MONTROSE-As an artist, Lynn Vogel is known for bringing together various materials to create breathtaking and individual sculptures in non-traditional mediums. As a small business owner, putting pieces of a statistical puzzle together to create a picture has also been a passion for Vogel, the force behind Comparable Sales Research for 25 years.
“I love puzzles, and this is the ultimate puzzle,” said Vogel. “What do the numbers tell us?”
Though she is well known as a weaver and artist, it was while working for an appraiser many years ago that Vogel started her research business. “He was looking to make some changes, and there was some pressure for research,” Vogel said. “So I sat down with a number of local appraisers, and came up with a strategy.”
Today, Vogel’s clients include not only appraisers, but realtors, bankers, and buyers and sellers of real estate.
“I just worked with a couple who had a little house they wanted to sell,” she said. “We sat down and did an analysis of sales in their area, and the price range they would be looking at.
“I think that house sold in a week,” she said.
Areas in the City that are currently selling well include Cobble Creek, American Village, and Ravenscrest, she noted.
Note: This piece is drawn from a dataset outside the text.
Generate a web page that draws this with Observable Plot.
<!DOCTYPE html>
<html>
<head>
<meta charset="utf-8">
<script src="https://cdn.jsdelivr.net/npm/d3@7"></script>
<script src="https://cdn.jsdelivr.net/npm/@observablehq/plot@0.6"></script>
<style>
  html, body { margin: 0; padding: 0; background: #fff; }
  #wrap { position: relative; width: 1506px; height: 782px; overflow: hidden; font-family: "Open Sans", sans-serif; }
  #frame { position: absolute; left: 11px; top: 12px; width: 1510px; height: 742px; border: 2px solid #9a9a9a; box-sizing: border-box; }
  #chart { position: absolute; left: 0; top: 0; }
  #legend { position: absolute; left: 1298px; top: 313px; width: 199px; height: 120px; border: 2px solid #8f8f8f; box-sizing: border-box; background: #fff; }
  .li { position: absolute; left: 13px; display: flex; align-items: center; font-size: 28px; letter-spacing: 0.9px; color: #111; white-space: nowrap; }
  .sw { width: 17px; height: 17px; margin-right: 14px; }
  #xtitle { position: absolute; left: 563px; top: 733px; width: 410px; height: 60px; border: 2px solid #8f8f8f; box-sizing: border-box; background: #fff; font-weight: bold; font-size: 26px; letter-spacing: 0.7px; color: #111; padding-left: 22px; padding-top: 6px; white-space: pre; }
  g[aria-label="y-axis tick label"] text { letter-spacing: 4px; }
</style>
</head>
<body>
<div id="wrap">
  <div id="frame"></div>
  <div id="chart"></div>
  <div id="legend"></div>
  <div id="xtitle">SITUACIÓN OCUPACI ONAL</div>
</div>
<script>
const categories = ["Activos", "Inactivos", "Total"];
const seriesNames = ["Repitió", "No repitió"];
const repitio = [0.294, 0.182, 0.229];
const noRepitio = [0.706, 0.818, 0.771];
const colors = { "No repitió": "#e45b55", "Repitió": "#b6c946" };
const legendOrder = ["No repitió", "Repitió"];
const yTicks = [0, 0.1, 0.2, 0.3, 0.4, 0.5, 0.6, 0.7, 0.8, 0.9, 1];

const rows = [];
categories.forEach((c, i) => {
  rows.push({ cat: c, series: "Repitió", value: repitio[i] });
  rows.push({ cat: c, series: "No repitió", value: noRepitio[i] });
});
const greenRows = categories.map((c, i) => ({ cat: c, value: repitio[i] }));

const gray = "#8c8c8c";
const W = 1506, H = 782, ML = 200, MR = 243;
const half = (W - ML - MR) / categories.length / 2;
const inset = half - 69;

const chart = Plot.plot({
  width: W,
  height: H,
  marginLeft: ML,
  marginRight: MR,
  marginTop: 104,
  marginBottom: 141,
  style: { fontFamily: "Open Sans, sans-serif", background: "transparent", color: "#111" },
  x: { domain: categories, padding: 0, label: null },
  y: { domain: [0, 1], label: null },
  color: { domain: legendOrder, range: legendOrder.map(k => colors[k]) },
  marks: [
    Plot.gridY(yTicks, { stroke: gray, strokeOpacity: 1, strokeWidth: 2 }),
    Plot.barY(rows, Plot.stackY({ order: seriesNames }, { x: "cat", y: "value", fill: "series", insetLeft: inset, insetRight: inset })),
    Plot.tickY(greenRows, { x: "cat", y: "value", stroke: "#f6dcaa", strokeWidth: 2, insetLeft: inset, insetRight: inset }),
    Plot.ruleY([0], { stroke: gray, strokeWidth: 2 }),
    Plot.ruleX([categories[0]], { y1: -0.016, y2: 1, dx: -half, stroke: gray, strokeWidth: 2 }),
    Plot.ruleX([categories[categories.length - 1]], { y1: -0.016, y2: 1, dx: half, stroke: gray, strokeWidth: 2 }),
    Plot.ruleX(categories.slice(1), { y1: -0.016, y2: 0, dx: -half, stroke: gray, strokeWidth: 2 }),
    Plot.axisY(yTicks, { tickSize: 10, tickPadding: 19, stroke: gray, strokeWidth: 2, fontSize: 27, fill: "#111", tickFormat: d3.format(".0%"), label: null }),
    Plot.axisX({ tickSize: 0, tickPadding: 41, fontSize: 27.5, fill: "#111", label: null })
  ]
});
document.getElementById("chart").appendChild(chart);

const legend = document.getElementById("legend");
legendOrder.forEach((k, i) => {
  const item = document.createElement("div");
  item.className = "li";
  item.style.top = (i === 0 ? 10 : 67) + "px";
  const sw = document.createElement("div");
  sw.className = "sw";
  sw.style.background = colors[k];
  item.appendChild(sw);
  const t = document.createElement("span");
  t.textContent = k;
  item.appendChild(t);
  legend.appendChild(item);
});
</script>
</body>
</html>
The largest recent sale within City limits was a home on 3.6 acres that sold for $739,725. However, it was the core City that also took the greatest hit during the economic downturn, Vogel said.
“Downtown had the highest foreclosure rates,” she said. “Because of the size and the price, many of the homes Downtown are starter homes.”
Though many home sales are to newcomers who are drawn to the Montrose area for retirement considerations or to be closer to family members, people who already live in the area buy and sell homes too, Vogel said.
“They may want to buy up, or buy down because the kids have grown and they no longer need the space,” she said. “They may move down from the mountain communities because there is less snow here, or to be closer to care facilities. Some people who have lived in the country for a while just want to move to town.”
Montrose took a hit during the recession, Vogel noted, in part because of the numbers of platted, residential lots available for sale. “That’s bad because it means there is too much inventory,” she said, noting that an excess of speculative development was an issue nationwide in the mid 2000’s. Also contributing to the economic collapse were foreclosures, Montrose City Planner Garry Baker said.
“When there tons of bank-owned lots on the market, it brings the prices down on everything,” Baker said, noting that the market responded by producing fewer spec homes. Today, foreclosures have slowed, available platted residential lots have decreased to the point that new ones are again being created, and building permits are up over last year.
“We’re definitely seeing more interest and activity here,” he said. “People are coming in and investing, which is shared all around—it’s so great.”
And while the era of palatial single family homes is by no means over, many consumers are opting for simpler homes and lifestyles today, Baker said.
“Builders are trying to appeal to different market niches,” he said. “There is more activity with patio homes, for example. Many people are buying homes on smaller lots, to have a smaller yard to care for.”
Montrose as a community is healthy, Lynn Vogel agreed. Single home sales within Montrose County are rose by 13 percent between April 1-June 30, 2015 compared to April 1-June 30, 2014, she said.
In the City of Montrose single family home sales rose 8.6 percent during that same time frame, Vogel noted.
“That’s a really good growth rate, and it is sustainable,” she said.
Within the “core” City area, from North 9th to South 12th streets and West of the Railroad tracks to the Uncompahgre River and east to San Juan Avenue, 40 of 207 sales between Jan. 1 and June 30, 2015 were in the $35,000 to $213,000 price range, according to Vogel’s statistics. Between Jan. 1 and June 30 2014, 34 of 189 sales in the core City were in the $30,000 to $215,000 price range.